[Task description]:
Each line that holds the word "matplotlib" is to be identified and copied.

** Start Data excerpt **

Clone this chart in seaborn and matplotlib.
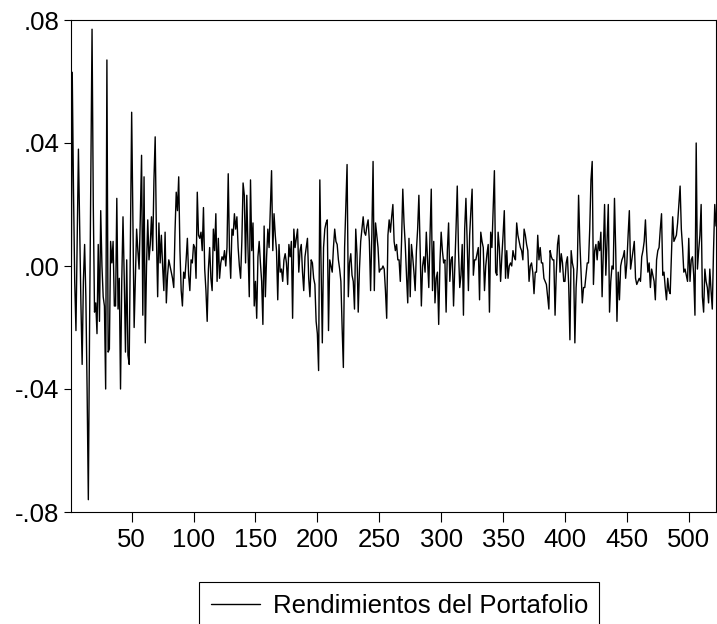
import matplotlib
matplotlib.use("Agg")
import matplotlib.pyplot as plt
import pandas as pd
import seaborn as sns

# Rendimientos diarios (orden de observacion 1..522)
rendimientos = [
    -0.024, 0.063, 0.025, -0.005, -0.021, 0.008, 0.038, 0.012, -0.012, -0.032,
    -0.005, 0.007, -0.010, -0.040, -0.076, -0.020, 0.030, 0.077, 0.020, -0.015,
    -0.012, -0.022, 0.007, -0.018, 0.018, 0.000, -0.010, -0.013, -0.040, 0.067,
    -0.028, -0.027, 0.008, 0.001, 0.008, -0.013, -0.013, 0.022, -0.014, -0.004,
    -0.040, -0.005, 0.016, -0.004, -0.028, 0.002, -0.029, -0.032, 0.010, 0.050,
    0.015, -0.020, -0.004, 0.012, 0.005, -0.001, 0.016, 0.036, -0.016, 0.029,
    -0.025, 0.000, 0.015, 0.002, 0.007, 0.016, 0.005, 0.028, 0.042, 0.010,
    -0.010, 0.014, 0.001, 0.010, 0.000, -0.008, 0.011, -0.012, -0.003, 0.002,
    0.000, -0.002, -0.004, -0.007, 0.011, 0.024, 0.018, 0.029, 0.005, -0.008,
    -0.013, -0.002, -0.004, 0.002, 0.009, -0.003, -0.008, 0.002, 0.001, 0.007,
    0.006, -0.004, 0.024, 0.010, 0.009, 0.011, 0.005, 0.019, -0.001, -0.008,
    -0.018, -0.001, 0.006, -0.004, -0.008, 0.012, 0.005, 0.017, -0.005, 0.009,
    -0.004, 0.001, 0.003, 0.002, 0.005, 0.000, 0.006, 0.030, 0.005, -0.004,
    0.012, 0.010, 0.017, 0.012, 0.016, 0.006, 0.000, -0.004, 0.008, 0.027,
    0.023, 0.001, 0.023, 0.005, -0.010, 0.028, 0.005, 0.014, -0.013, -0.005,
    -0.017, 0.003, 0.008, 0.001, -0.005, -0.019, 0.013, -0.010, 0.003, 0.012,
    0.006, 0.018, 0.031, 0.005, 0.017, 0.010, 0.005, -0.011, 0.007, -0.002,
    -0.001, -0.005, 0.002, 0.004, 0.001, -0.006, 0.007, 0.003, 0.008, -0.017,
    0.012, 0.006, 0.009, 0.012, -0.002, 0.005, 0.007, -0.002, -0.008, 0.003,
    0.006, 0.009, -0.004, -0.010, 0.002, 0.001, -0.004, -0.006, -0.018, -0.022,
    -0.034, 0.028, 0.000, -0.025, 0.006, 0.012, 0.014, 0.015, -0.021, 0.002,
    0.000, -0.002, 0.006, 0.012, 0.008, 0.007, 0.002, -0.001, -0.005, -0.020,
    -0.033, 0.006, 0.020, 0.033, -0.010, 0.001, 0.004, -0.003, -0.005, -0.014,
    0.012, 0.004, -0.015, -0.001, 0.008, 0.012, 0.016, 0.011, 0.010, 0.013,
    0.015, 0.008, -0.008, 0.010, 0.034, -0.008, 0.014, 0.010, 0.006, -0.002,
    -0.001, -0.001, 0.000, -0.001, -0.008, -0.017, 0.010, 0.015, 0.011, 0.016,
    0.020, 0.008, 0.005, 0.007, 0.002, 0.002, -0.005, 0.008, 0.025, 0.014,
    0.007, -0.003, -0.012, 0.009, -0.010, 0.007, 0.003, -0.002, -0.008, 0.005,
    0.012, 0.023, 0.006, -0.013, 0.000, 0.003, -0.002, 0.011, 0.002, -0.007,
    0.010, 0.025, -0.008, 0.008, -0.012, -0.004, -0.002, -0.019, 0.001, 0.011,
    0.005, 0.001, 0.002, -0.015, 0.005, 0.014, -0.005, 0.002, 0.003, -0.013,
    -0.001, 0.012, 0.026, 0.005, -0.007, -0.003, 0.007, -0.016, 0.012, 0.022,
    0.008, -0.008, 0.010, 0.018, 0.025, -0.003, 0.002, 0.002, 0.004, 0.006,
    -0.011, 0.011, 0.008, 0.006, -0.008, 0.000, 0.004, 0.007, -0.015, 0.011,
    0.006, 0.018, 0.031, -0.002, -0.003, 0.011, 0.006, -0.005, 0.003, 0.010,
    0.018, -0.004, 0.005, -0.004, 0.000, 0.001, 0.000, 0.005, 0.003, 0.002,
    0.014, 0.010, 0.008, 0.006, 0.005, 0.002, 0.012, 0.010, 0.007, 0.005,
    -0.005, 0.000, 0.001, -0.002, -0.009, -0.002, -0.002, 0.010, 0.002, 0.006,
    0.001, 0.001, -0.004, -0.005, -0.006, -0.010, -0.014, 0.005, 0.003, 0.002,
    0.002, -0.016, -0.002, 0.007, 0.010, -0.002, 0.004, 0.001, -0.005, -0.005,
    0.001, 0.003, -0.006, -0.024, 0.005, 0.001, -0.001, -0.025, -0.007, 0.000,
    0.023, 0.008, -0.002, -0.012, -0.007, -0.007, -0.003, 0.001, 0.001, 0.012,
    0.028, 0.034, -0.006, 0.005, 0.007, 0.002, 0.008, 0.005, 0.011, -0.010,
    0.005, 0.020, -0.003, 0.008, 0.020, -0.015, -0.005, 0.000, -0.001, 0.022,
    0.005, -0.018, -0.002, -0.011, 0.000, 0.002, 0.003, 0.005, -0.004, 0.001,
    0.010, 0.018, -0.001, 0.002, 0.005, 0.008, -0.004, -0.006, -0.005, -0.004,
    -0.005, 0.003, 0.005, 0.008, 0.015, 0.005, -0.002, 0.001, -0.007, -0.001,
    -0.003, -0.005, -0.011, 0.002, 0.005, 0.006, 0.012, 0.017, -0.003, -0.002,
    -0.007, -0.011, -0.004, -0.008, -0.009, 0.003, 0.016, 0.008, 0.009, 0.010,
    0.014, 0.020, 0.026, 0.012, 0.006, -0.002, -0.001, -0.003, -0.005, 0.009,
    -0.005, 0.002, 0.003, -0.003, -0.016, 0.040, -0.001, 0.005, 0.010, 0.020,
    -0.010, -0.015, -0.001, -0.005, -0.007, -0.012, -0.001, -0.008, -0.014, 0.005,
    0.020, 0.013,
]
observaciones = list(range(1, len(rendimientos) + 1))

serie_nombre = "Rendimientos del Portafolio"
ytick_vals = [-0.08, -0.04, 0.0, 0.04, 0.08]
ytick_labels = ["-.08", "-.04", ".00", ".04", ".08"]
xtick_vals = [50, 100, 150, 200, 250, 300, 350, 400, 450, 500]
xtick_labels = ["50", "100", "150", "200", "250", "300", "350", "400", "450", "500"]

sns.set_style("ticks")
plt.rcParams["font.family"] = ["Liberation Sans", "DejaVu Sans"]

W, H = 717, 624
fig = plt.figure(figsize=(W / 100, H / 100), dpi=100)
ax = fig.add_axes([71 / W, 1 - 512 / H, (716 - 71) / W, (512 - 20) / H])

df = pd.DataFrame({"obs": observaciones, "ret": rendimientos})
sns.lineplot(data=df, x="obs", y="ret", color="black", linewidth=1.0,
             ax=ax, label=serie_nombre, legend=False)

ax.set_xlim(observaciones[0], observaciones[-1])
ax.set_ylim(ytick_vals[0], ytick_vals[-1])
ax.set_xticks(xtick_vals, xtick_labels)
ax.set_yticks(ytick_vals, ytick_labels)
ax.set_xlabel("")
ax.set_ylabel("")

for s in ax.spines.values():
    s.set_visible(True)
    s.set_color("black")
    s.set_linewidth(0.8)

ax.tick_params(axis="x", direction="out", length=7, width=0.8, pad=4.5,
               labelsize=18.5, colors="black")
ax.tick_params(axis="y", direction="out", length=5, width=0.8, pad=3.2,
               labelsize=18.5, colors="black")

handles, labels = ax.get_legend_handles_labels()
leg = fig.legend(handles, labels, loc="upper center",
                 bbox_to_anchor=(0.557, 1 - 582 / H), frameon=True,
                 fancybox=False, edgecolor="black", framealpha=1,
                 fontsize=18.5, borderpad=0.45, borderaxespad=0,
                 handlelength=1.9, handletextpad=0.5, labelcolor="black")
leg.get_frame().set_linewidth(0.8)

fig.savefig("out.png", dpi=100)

** End Data excerpt **

[The output]:
Clone this chart in seaborn and matplotlib.
import matplotlib
matplotlib.use("Agg")
import matplotlib.pyplot as plt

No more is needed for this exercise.